Education & Family

UK students excluded from UK medicine degree

Medical student Image copyright Thinkstock
Image caption The five-year course for student doctors will cost £36,500 in tuition fees per year

A medicine degree course at a UK university is not open to students from the UK - only overseas students are allowed to apply.

The medicine course at the University of Central Lancashire, launching this autumn, costs £36,500 per year.

The university says it is unable to admit UK students due to government limits on places to study medicine.

Careers charity MyBigCareer says this does "absolutely nothing" for young people wanting a career in medicine.

Ucas, the universities admissions service, and Universities UK say they do not know of any other UK undergraduate courses not admitting UK students.

The five-year course at the Preston-based university, training students to be doctors, is only available to overseas students, who will pay total tuition fees of £182,500.

There are 38 overseas students in this initial intake, who will have to pay the fees without any of the financial support or loans available to UK students.

Disadvantaged applicants

The training will work in partnership with local NHS hospitals, but students from the UK, or elsewhere in the European Union, are not allowed to apply.

A spokesman for the university said it would like to be able to admit UK students but was prevented from doing so by a limit on the number of places for UK students to study medicine.

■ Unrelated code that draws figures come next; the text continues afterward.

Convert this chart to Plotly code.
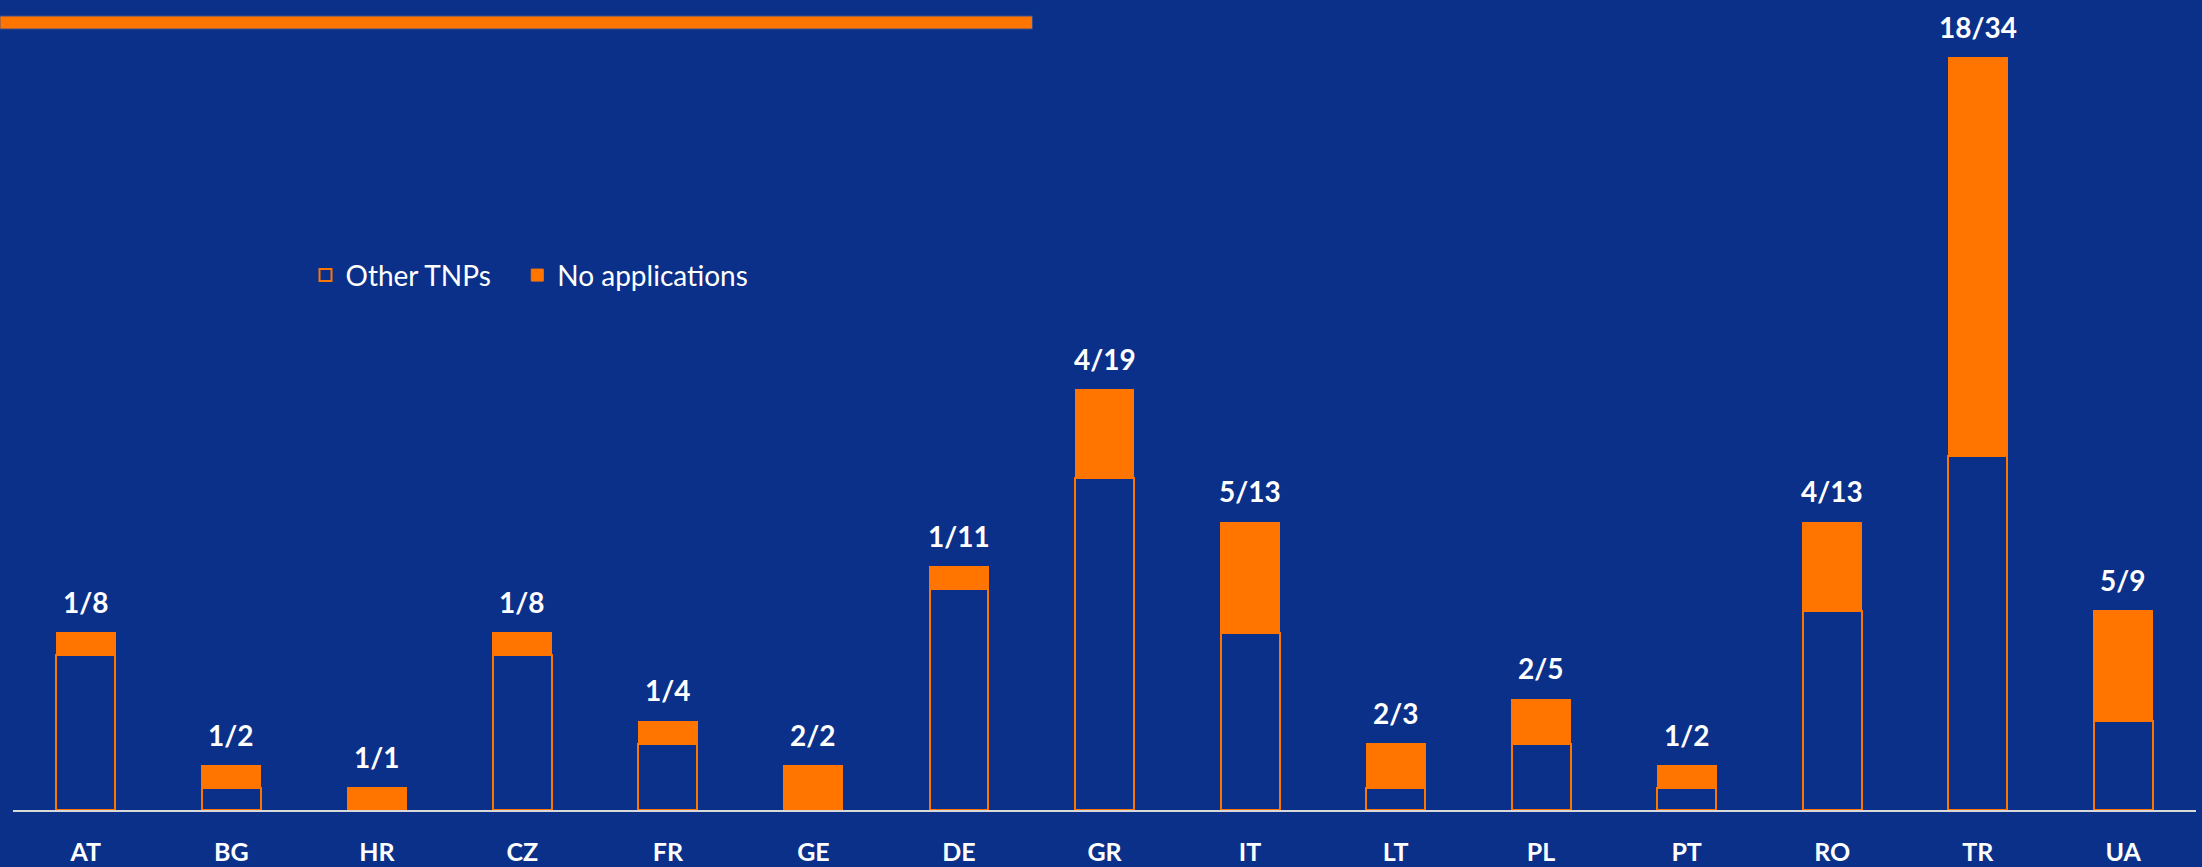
import plotly.graph_objects as go

BG = "#0B308A"
ORANGE = "#FF7500"
AXIS = "#D9D9D9"

countries = ["AT", "BG", "HR", "CZ", "FR", "GE", "DE", "GR", "IT", "LT", "PL", "PT", "RO", "TR", "UA"]
no_applications = [1, 1, 1, 1, 1, 2, 1, 4, 5, 2, 2, 1, 4, 18, 5]
totals = [8, 2, 1, 8, 4, 2, 11, 19, 13, 3, 5, 2, 13, 34, 9]
other_tnps = [t - n for t, n in zip(totals, no_applications)]
labels = [f"{n}/{t}" for n, t in zip(no_applications, totals)]

fig = go.Figure()
fig.add_trace(go.Bar(
    x=countries, y=other_tnps, name="Other TNPs\u00a0\u00a0\u00a0",
    marker=dict(color=BG, line=dict(color=ORANGE, width=2)),
))
fig.add_trace(go.Bar(
    x=countries, y=no_applications, name="No applications",
    marker=dict(color=ORANGE, line=dict(color=ORANGE, width=1)),
))

for c, t, lab in zip(countries, totals, labels):
    fig.add_annotation(
        x=c, y=t, text=f"<b>{lab}</b>", showarrow=False,
        yanchor="bottom", yshift=12,
        font=dict(family="Lato, sans-serif", size=28, color="white"),
    )

# orange rule under the (cropped) title
fig.add_shape(type="rect", xref="paper", yref="paper",
              x0=-0.006, x1=0.467, y0=(810 - 29) / 810, y1=(810 - 16) / 810,
              fillcolor=ORANGE, line=dict(color="#3A4F8C", width=1), layer="above")

fig.update_layout(
    width=2202, height=867,
    barmode="stack", bargap=0.595,
    paper_bgcolor=BG, plot_bgcolor=BG,
    margin=dict(l=13, r=6, t=0, b=57),
    font=dict(family="Lato, sans-serif", color="white"),
    showlegend=True,
    legend=dict(
        orientation="h", x=0.134, y=0.66, xanchor="left", yanchor="middle",
        font=dict(size=28, color="white"), bgcolor="rgba(0,0,0,0)",
        traceorder="normal",
    ),
)
fig.update_xaxes(
    showline=True, linecolor=AXIS, linewidth=2, showgrid=False,
    ticks="", ticklabelstandoff=19, automargin=False,
    tickfont=dict(size=25, color="white", family="Lato, sans-serif", weight="bold"),
)
fig.update_yaxes(range=[0, 36.6], visible=False, showgrid=False, automargin=False)

fig.write_html(
    "out.html",
    config={"displayModeBar": False},
    post_script="document.body.style.margin='0';document.body.style.overflow='hidden';",
)
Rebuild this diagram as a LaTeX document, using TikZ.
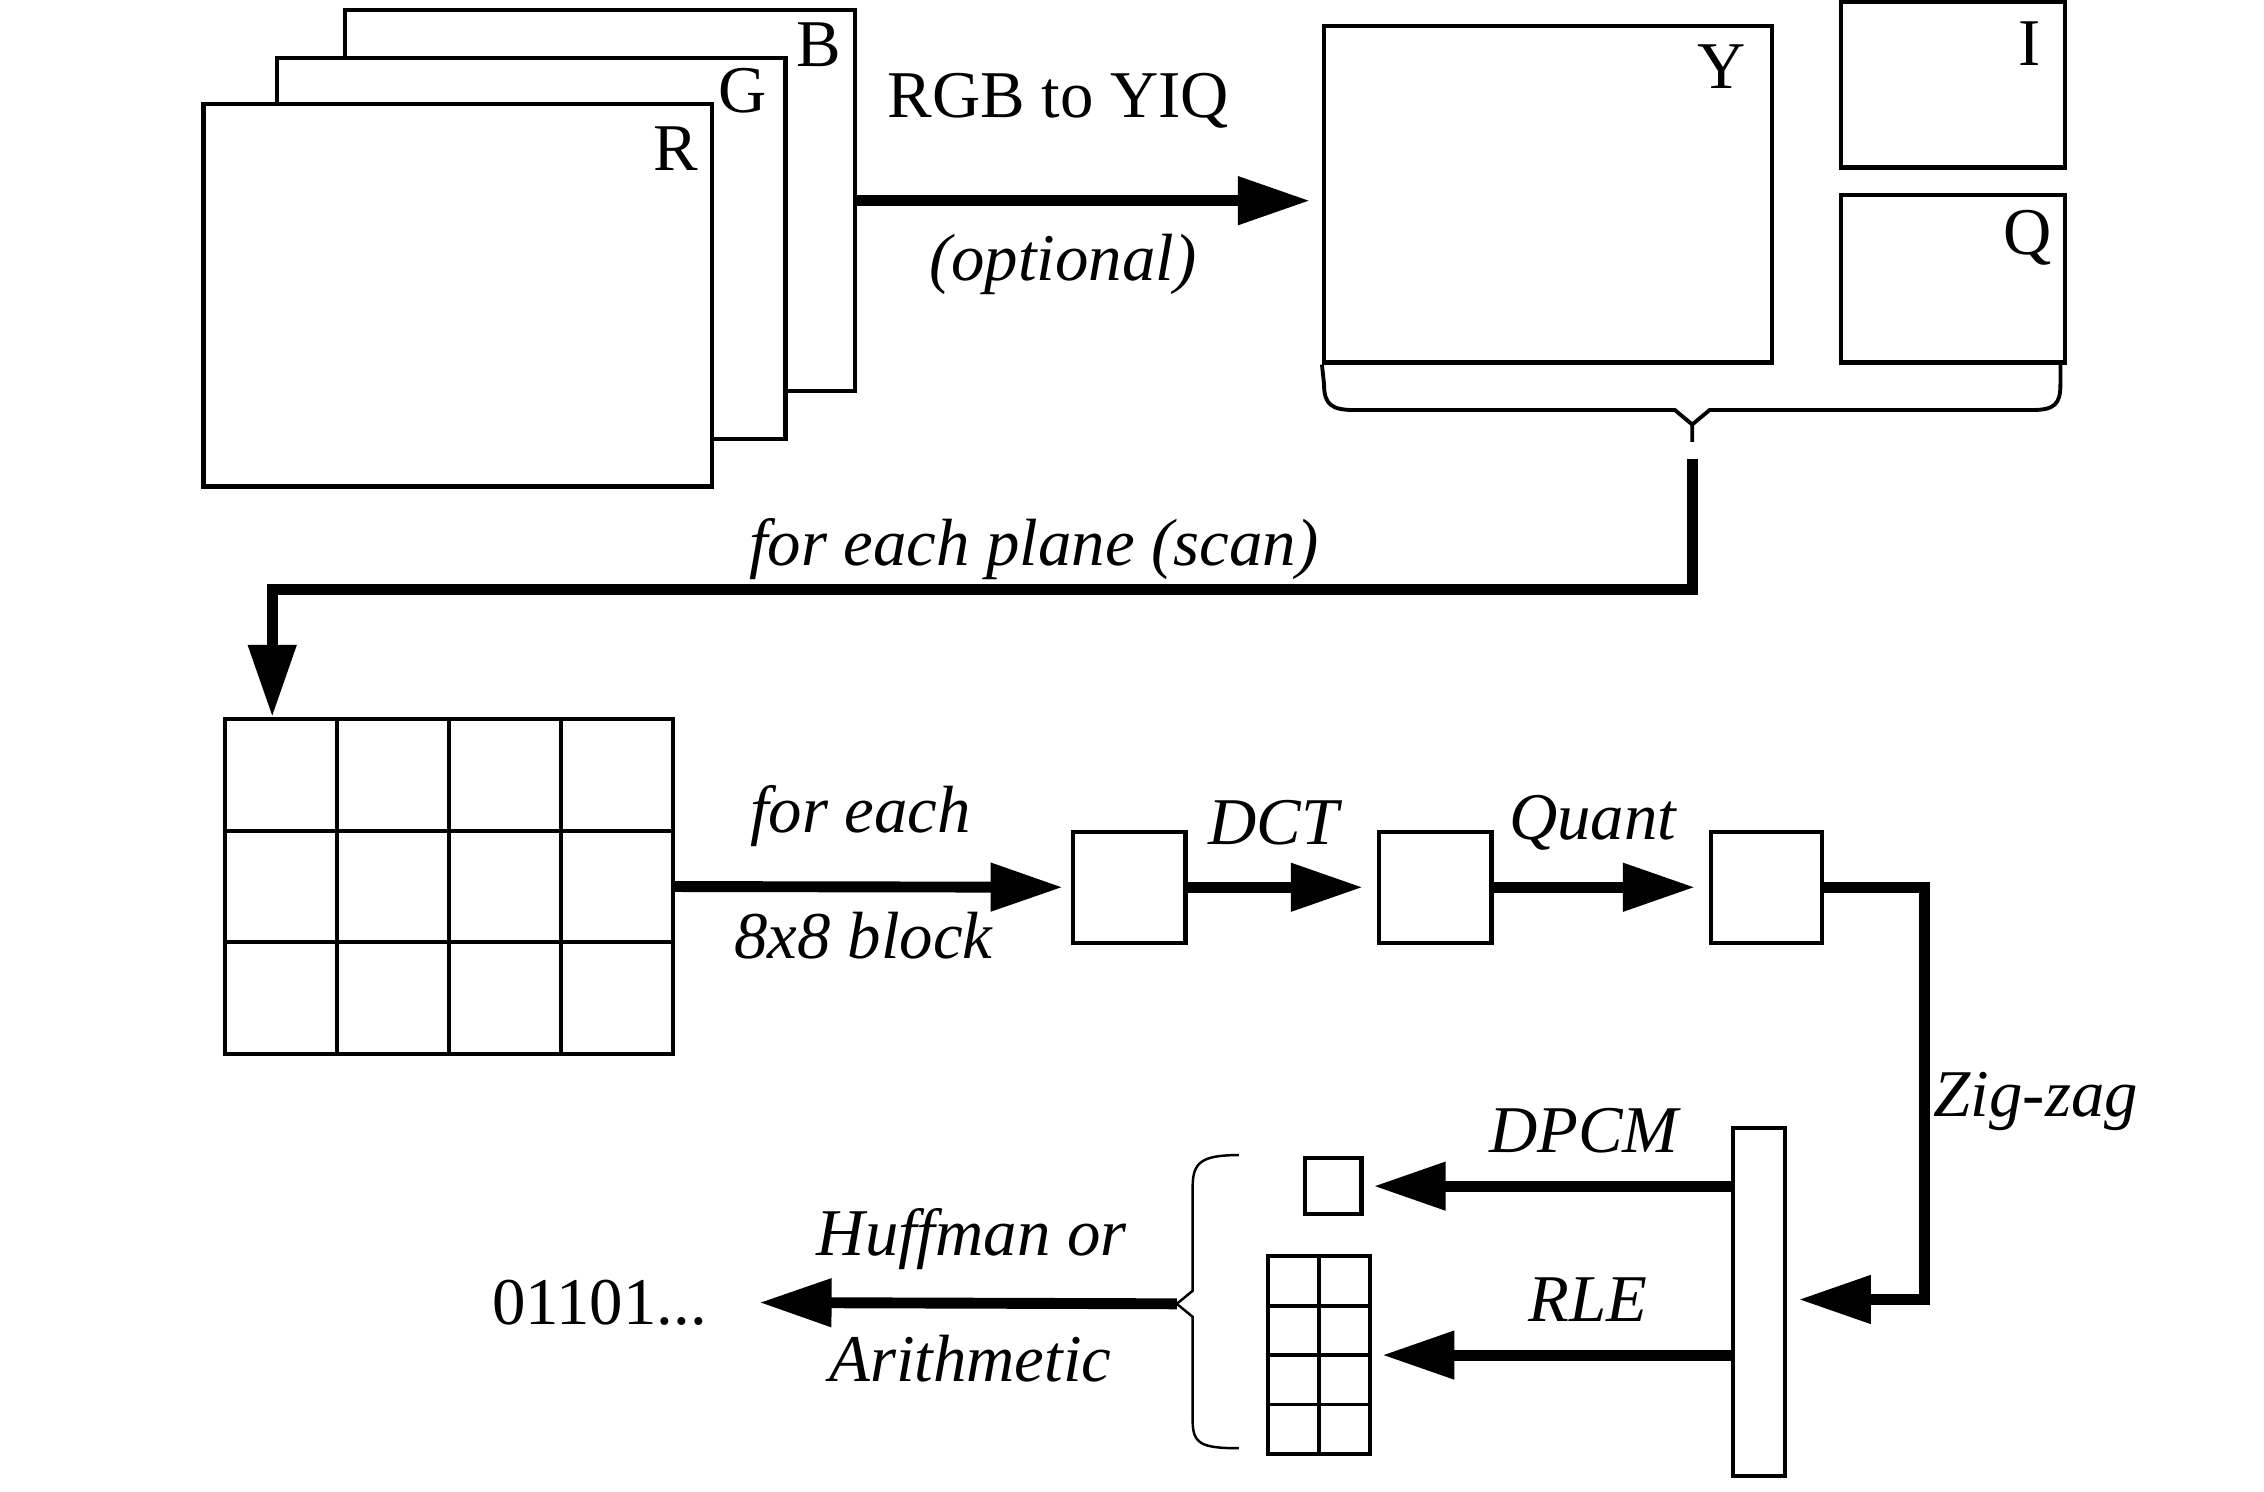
\documentclass[tikz,border=0pt]{standalone}
\usepackage{fontspec}
\setmainfont{Liberation Serif}
\usetikzlibrary{arrows.meta,fit,calc}
\begin{document}
\begin{tikzpicture}[x=0.01444cm,y=-0.01444cm,
  box/.style={draw, line width=1.2pt, inner sep=0pt},
  wbox/.style={box, fill=white},
  gridline/.style={line width=1.1pt},
  bracepath/.style={line width=1.1pt},
  thinbrace/.style={line width=0.7pt},
  flow/.style={line width=3.1pt, -{Triangle[length=0.72cm,width=0.46cm]}},
  lab/.style={font=\fontsize{19}{22}\selectfont, inner sep=0pt},
  ilab/.style={font=\fontsize{19}{22}\selectfont\itshape, inner sep=0pt}]
\useasboundingbox (0,0) rectangle (1568,1033);

% RGB planes
\node[box,  fit={(239,7) (592,271)}] (B) {};
\node[wbox, fit={(192,40) (544,304)}] (G) {};
\node[wbox, fit={(141,72) (493,337)}] (R) {};
\node[lab] (Bl) at (567,31) {B};
\node[lab] (Gl) at (514,63) {G};
\node[lab] (Rl) at (468,103) {R};

% YIQ planes
\node[box, fit={(917,18) (1227,251)}] (Y) {};
\node[box, fit={(1275,1.5) (1430,116)}] (I) {};
\node[box, fit={(1275,135) (1430,251)}] (Q) {};
\node[lab] (Yl) at (1192,46) {Y};
\node[lab] (Il) at (1406,30) {I};
\node[lab] (Ql) at (1404,165) {Q};

\draw[flow, shorten >=0.12cm] (B.east) -- (B.east -| Y.west);
\node[lab]  (rgbyiq) at (733,70) {RGB to YIQ};
\node[ilab] (opt)    at (736,183) {(optional)};

% brace under Y, I, Q
\coordinate (bt) at (1172,306);
\draw[bracepath] (Y.south west) -- (917,266) .. controls (917,280) and (922,284) .. (938,284)
  -- (1160,284) -- (1172,294) -- (bt);
\draw[bracepath] (1172,294) -- (1184,284) -- (1407,284) .. controls (1423,284) and (1427,280) .. (1427,266) -- (1427,251);

% plane loop
\node[box, fit={(156,498) (466,730)}] (grid) {};
\foreach \x in {233.5,311,388.5} \draw[gridline] (\x,498) -- (\x,730);
\foreach \y in {575.3,652.7} \draw[gridline] (156,\y) -- (466,\y);
\coordinate (c1) at (1172,318);
\coordinate (c2) at (1172,408);
\draw[flow] (c1) -- (c2) -| ($(grid.north west)+(34,0)$);
\node[ilab] (scan) at (716,380) {for each plane (scan)};

% block pipeline
\node[box, fit={(743,576) (821,653)}] (b1) {};
\node[box, fit={(955,576) (1033,653)}] (b2) {};
\node[box, fit={(1185,576) (1262,653)}] (b3) {};
\draw[flow, shorten >=0.08cm] (grid.east) -- (b1.west);
\draw[flow, shorten >=0.14cm] (b1.east) -- (b2.west);
\draw[flow, shorten >=0.14cm] (b2.east) -- (b3.west);
\node[ilab] (fe)    at (596,565) {for each};
\node[ilab] (blk)   at (598,648) {8x8 block};
\node[ilab] (dct)   at (882,570) {DCT};
\node[ilab] (quant) at (1103,570) {Quant};

% zig-zag
\node[box, fit={(1200,781) (1236,1022)}] (bar) {};
\coordinate (zz) at (1333,900);
\draw[flow, shorten >=0.12cm] (b3.east) -| (zz) -- (zz -| bar.east);
\node[ilab] (zig) at (1410,763) {Zig-zag};

% DPCM / RLE
\node[box, fit={(904,802) (943,841)}] (sb) {};
\node[box, fit={(878,870) (949,1007)}] (sg) {};
\draw[gridline] (913.5,870) -- (913.5,1007);
\foreach \y in {904.25,938.5,972.75} \draw[gridline] (878,\y) -- (949,\y);
\draw[flow, shorten >=0.1cm] (bar.west |- sb.east) -- (sb.east);
\draw[flow, shorten >=0.1cm] (bar.west |- sg.east) -- (sg.east);
\node[ilab] (dpcm) at (1097,783) {DPCM};
\node[ilab] (rle)  at (1100,900) {RLE};

% left brace
\coordinate (lb) at (815,903);
\draw[thinbrace] (858,800) .. controls (832,800) and (826,805) .. (826,822) -- (826,894) -- (lb)
  -- (826,912) -- (826,984) .. controls (826,1000) and (832,1003) .. (858,1003);

% entropy coding
\node[lab, anchor=east] (bits) at (490,902) {01101...};
\draw[flow, shorten >=0.52cm] (lb) -- (bits.east);
\node[ilab] (huf) at (673,858) {Huffman or};
\node[ilab] (ari) at (672,941) {Arithmetic};
\end{tikzpicture}
\end{document}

Student number controls were lifted from most university courses, but have been kept for medicine. This restriction reflects that places for medicine, part-funded by the NHS, cost much more than the £9,000 upper limit for fees in England.

Deborah Streatfield, founder of careers and social mobility charity MyBigCareer, warned that a course which did not admit UK students closed the door to youngsters wanting to get into a medical career.

"This course is linked to NHS providers and yet attracts students who can self-fund £182,500 in tuition fees over five years," she said.

"This does absolutely nothing to help young students from disadvantaged backgrounds who struggle to access medical courses and then face five years of fees and tuition loans. These students would love to work and give back to the NHS if given a chance."

Cathy Jackson, head of the university medical school, said: "We are very much not an elitist organisation and we are working with our partner trusts to improve the health economy in many ways in all the regions in which we are working.

"These international students self-fund their course in the same way as international students do at every other medical school in the UK. Unlike the other schools however, we don't yet have any home students," said Prof Jackson.

She said that if there was an increase in the number of UK students for medicine degrees, "we will certainly be making a bid for those increased numbers".

"We would like to take home students and are actively looking at ways to make this possible, even without such an increase."

A Department of Health spokesman said: "We fund student places for doctors based on the numbers the NHS tells us it will need in the future to ensure we get value for money for the taxpayer and we are committed to deliver an estimated 5,000 more doctors in general practice by 2020."

Earlier this month, there was criticism of work experience placements in a private hospital being sold for £500 per week, which would help students to improve their applications to study medicine at university.

There have been particular concerns about the lack of fair access to medicine courses, with warnings that medical schools are failing to recruit students from a wide enough range of backgrounds.

Research from the Medical Schools Council in December showed that half of UK secondary schools and colleges had not provided a single applicant to medicine in recent years.